_WHAT IS EXPECTED:_
Copy everything from the line with "Write a LaTeX" down to the line with "width=372pt, minimum height=232pt]", inclusive of both, exactly as written; leave out all pictures.
============================================================
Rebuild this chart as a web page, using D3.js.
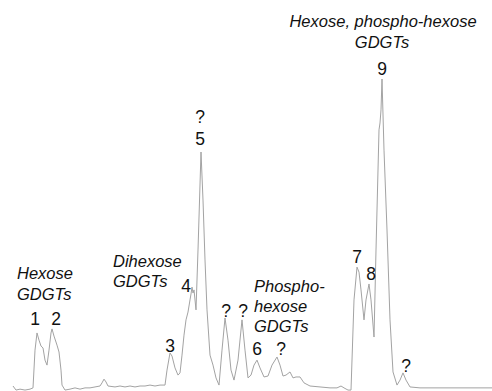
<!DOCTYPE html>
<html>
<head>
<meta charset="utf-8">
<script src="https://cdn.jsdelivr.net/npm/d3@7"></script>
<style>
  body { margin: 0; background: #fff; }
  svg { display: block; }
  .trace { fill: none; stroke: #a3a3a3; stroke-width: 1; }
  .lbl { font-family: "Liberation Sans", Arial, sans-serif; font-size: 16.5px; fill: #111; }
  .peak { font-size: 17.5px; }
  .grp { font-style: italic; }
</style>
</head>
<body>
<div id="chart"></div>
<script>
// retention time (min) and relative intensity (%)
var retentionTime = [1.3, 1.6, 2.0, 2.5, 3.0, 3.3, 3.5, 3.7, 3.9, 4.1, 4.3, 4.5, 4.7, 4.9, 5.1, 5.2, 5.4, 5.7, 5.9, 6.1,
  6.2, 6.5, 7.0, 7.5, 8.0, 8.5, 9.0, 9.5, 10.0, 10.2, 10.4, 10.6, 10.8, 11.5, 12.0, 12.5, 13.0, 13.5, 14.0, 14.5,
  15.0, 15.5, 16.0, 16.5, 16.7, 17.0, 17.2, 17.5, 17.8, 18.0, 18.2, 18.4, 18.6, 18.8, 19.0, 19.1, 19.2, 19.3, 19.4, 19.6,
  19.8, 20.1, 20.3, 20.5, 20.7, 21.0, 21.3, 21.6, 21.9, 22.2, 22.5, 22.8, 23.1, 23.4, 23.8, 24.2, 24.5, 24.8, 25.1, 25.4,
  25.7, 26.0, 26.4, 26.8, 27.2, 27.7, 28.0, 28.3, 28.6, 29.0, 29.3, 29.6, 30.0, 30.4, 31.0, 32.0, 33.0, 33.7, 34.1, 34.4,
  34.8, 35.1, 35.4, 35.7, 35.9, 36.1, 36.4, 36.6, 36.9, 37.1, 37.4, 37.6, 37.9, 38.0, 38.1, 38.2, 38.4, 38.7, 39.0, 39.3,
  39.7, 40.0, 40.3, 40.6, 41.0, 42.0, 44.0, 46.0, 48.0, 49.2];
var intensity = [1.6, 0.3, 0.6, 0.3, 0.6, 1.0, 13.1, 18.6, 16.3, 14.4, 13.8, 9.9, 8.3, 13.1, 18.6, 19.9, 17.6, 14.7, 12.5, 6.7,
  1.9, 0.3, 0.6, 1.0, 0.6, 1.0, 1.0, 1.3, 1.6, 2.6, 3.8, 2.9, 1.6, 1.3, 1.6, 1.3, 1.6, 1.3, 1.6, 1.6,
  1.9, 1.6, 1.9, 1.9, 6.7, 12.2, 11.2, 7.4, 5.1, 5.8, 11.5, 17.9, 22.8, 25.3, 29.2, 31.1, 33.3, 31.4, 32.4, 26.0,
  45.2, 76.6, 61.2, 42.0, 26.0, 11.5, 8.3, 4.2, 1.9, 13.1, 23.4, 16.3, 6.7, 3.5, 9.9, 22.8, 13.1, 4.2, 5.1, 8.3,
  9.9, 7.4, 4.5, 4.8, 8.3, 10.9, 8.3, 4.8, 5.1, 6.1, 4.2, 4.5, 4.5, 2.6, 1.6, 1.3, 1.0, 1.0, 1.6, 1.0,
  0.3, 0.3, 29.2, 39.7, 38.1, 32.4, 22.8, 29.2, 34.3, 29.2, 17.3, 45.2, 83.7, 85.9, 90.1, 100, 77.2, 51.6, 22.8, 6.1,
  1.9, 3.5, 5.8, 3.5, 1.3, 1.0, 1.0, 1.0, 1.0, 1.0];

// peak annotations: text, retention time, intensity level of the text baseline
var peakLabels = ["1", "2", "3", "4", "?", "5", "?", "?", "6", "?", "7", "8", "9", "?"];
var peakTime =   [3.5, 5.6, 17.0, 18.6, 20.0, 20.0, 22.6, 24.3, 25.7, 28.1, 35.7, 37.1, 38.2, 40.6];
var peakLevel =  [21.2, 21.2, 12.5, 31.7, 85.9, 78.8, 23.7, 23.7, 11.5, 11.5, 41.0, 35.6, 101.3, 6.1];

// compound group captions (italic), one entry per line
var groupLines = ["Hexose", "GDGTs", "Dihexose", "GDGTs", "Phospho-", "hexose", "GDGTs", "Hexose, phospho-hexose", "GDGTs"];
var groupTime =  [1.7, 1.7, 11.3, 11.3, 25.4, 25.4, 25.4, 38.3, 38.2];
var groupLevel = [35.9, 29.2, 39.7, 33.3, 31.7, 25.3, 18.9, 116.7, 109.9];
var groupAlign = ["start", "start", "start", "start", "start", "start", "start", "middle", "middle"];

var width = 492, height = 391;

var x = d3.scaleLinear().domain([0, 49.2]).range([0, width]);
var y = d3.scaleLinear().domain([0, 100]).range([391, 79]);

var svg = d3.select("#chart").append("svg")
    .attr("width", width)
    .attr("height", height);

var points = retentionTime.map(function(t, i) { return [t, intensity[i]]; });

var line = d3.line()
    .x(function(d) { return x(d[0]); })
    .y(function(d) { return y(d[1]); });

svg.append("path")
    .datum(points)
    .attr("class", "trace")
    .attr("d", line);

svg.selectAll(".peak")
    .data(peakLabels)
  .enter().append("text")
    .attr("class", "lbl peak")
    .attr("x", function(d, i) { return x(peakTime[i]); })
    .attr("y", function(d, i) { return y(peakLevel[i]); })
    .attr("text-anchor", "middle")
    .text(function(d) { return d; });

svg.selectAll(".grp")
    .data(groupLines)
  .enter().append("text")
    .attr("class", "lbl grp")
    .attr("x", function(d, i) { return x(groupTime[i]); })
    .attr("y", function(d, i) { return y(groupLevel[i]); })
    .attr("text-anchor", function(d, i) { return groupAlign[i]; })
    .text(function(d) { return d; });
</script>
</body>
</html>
============================================================
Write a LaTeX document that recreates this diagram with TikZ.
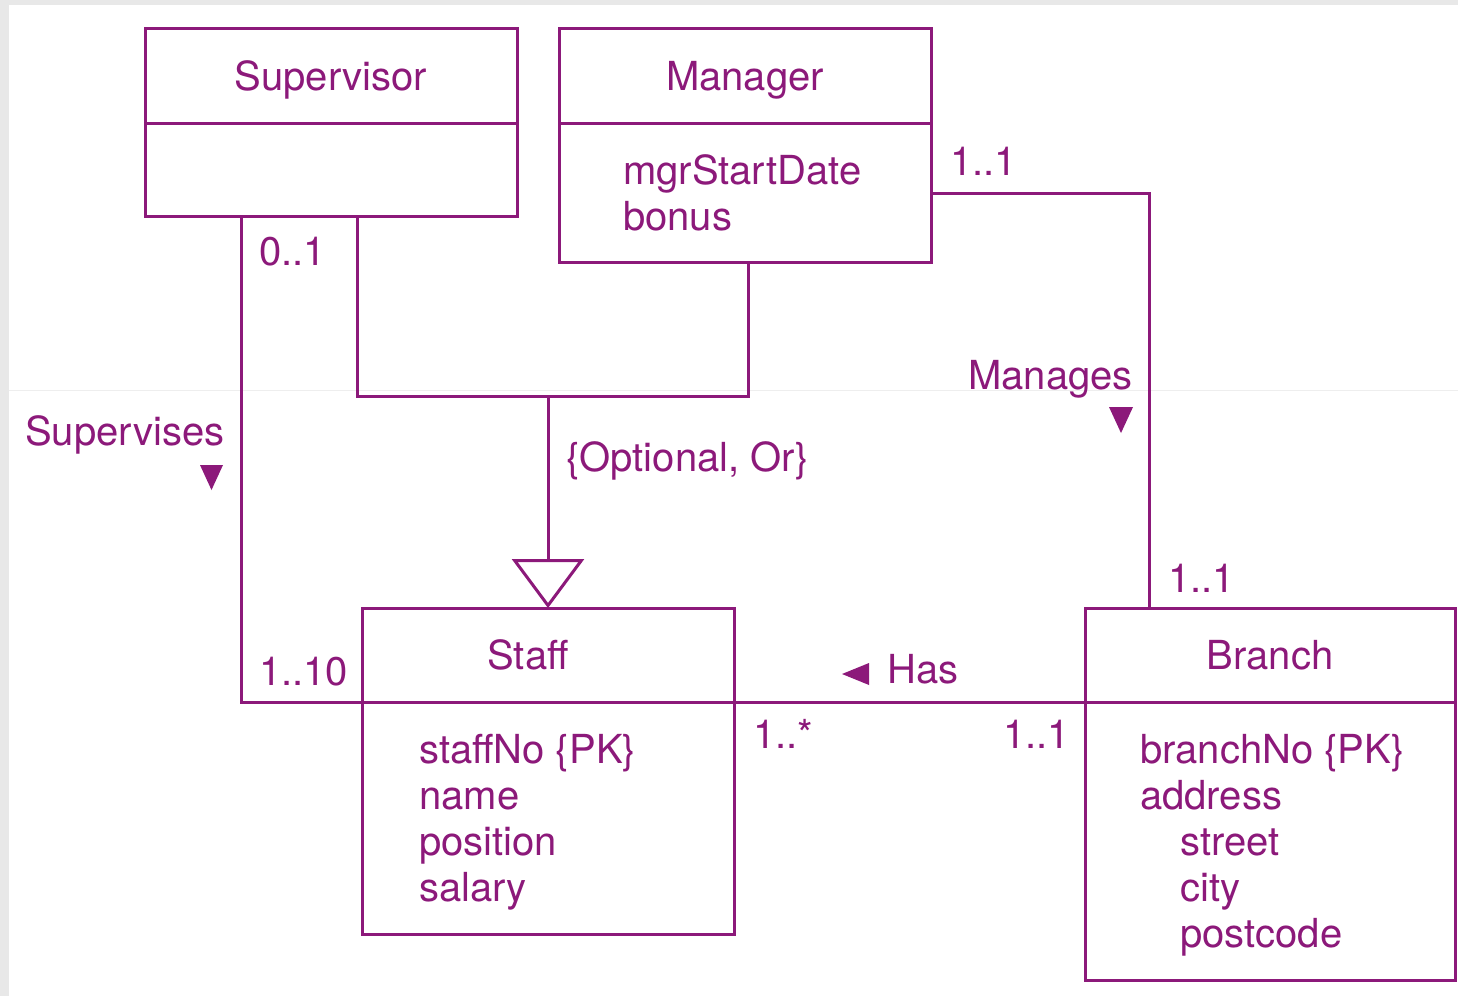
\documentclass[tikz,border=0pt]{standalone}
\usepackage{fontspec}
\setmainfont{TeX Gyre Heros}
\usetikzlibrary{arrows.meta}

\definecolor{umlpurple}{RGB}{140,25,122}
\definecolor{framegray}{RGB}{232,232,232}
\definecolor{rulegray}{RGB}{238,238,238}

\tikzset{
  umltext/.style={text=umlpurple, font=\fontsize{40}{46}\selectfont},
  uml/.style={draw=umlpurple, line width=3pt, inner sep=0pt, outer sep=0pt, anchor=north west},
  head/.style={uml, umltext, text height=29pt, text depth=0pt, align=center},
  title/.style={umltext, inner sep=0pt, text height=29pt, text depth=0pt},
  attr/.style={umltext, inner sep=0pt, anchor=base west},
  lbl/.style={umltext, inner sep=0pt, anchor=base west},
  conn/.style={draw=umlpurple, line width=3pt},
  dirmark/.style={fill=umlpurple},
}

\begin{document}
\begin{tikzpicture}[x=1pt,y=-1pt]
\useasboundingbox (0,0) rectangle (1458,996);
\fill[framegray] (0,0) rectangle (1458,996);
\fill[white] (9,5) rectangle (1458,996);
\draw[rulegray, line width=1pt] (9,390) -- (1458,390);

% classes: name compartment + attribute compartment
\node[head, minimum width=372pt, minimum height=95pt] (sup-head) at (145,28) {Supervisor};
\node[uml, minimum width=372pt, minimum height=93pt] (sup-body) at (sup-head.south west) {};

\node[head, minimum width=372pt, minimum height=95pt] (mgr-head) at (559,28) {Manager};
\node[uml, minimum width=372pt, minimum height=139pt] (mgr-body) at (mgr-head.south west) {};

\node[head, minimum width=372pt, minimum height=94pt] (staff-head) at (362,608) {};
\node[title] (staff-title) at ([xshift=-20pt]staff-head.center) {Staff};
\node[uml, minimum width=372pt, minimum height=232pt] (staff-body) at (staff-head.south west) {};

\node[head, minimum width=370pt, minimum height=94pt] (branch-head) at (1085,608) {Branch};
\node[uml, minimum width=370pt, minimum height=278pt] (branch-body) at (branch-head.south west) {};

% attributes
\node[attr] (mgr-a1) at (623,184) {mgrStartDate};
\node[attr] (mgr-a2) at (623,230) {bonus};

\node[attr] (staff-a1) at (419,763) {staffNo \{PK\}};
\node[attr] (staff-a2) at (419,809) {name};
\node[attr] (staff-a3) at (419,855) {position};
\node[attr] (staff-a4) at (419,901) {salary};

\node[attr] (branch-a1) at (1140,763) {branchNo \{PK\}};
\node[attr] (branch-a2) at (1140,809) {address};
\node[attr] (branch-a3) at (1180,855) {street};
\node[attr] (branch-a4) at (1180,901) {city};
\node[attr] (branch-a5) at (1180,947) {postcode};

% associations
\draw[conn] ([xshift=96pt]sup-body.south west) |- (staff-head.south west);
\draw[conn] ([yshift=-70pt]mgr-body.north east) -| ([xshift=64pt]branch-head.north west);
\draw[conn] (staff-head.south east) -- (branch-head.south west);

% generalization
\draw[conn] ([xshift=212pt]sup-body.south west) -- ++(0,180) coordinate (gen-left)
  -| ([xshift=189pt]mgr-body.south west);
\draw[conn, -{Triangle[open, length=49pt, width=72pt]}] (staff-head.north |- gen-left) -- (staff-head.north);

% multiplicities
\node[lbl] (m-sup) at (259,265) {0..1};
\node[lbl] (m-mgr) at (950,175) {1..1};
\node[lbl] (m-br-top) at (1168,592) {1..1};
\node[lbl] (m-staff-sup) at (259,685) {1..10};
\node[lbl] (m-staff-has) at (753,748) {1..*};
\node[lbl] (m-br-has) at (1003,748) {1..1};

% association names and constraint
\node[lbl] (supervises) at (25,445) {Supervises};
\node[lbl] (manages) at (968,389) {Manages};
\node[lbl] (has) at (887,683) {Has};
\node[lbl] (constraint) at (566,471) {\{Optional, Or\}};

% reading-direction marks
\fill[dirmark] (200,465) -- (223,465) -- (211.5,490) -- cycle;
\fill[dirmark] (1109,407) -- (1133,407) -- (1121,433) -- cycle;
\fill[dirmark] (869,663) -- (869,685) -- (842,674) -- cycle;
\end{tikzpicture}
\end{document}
============================================================
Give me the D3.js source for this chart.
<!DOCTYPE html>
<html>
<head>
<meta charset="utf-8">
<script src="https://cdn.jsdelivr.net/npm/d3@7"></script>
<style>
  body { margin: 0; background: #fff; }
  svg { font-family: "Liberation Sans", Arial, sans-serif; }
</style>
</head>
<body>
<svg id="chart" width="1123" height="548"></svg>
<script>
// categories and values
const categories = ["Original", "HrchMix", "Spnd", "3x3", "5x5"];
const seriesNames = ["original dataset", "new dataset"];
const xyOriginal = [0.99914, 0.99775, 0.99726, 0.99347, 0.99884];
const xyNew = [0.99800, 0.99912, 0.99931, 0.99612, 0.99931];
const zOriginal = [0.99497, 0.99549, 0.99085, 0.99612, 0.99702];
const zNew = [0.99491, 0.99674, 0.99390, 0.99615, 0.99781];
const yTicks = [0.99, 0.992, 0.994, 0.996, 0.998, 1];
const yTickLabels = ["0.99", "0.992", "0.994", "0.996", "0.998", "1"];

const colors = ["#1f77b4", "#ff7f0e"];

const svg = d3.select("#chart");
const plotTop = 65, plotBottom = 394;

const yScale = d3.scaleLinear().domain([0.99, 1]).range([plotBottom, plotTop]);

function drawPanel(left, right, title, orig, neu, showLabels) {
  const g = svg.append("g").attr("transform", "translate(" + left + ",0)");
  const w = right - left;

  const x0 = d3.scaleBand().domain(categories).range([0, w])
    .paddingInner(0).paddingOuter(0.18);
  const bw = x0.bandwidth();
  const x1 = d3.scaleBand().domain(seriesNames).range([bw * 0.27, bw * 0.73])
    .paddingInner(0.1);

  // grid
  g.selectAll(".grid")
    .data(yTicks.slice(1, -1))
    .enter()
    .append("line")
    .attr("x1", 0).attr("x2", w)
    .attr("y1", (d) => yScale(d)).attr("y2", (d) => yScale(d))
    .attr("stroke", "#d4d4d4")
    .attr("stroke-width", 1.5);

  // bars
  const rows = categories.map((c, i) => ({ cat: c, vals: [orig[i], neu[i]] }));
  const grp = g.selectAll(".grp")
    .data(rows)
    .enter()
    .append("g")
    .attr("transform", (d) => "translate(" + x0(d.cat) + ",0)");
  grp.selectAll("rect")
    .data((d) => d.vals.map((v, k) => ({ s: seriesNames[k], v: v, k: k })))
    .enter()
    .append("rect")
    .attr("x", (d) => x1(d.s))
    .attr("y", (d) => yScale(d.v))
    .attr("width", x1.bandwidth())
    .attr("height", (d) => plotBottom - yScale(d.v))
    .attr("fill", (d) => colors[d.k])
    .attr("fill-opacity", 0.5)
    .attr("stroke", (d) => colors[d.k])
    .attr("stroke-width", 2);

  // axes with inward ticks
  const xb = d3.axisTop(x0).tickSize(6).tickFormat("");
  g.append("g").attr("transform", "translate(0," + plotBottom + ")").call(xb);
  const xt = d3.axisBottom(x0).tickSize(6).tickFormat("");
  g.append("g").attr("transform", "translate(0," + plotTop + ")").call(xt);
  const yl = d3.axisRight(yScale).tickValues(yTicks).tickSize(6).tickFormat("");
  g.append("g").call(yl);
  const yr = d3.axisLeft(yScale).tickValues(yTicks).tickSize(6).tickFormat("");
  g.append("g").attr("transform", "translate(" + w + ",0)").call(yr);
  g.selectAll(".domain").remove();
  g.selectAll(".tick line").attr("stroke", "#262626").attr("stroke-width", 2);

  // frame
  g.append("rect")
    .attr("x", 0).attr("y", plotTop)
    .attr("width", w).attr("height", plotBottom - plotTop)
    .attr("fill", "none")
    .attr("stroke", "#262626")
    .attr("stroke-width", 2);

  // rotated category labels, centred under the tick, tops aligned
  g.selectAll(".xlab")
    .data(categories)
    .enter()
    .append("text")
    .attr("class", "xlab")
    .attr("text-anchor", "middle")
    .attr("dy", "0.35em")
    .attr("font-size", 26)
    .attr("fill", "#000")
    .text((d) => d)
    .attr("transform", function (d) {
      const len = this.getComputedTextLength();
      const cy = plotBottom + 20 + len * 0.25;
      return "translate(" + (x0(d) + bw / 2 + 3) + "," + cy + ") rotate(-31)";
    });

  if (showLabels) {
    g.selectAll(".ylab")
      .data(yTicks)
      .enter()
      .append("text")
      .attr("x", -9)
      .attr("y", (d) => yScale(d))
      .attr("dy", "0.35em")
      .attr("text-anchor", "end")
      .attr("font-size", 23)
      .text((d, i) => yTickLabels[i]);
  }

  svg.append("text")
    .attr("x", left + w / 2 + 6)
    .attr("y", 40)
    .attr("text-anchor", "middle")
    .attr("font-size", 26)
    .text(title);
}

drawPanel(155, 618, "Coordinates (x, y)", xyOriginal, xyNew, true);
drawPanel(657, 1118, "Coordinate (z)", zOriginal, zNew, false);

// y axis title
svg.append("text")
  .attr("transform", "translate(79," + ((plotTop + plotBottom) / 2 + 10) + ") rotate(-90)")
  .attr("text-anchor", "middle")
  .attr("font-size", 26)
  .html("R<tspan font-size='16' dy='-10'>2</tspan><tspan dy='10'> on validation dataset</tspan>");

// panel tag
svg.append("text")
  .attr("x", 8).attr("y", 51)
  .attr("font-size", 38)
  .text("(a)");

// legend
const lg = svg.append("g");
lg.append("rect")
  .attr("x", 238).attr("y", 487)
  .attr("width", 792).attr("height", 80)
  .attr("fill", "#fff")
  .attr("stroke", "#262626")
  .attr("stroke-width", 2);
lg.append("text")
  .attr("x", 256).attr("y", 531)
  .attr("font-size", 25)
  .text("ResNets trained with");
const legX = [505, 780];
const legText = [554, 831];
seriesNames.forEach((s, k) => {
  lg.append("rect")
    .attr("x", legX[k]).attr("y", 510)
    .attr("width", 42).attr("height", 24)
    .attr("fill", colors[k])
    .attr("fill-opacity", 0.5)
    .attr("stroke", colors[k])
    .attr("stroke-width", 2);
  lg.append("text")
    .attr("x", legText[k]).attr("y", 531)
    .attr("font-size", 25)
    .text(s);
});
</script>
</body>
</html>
============================================================
_RESULT BELOW:_
Write a LaTeX document that recreates this diagram with TikZ.
\documentclass[tikz,border=0pt]{standalone}
\usepackage{fontspec}
\setmainfont{TeX Gyre Heros}
\usetikzlibrary{arrows.meta}

\definecolor{umlpurple}{RGB}{140,25,122}
\definecolor{framegray}{RGB}{232,232,232}
\definecolor{rulegray}{RGB}{238,238,238}

\tikzset{
  umltext/.style={text=umlpurple, font=\fontsize{40}{46}\selectfont},
  uml/.style={draw=umlpurple, line width=3pt, inner sep=0pt, outer sep=0pt, anchor=north west},
  head/.style={uml, umltext, text height=29pt, text depth=0pt, align=center},
  title/.style={umltext, inner sep=0pt, text height=29pt, text depth=0pt},
  attr/.style={umltext, inner sep=0pt, anchor=base west},
  lbl/.style={umltext, inner sep=0pt, anchor=base west},
  conn/.style={draw=umlpurple, line width=3pt},
  dirmark/.style={fill=umlpurple},
}

\begin{document}
\begin{tikzpicture}[x=1pt,y=-1pt]
\useasboundingbox (0,0) rectangle (1458,996);
\fill[framegray] (0,0) rectangle (1458,996);
\fill[white] (9,5) rectangle (1458,996);
\draw[rulegray, line width=1pt] (9,390) -- (1458,390);

% classes: name compartment + attribute compartment
\node[head, minimum width=372pt, minimum height=95pt] (sup-head) at (145,28) {Supervisor};
\node[uml, minimum width=372pt, minimum height=93pt] (sup-body) at (sup-head.south west) {};

\node[head, minimum width=372pt, minimum height=95pt] (mgr-head) at (559,28) {Manager};
\node[uml, minimum width=372pt, minimum height=139pt] (mgr-body) at (mgr-head.south west) {};

\node[head, minimum width=372pt, minimum height=94pt] (staff-head) at (362,608) {};
\node[title] (staff-title) at ([xshift=-20pt]staff-head.center) {Staff};
\node[uml, minimum width=372pt, minimum height=232pt] (staff-body) at (staff-head.south west) {};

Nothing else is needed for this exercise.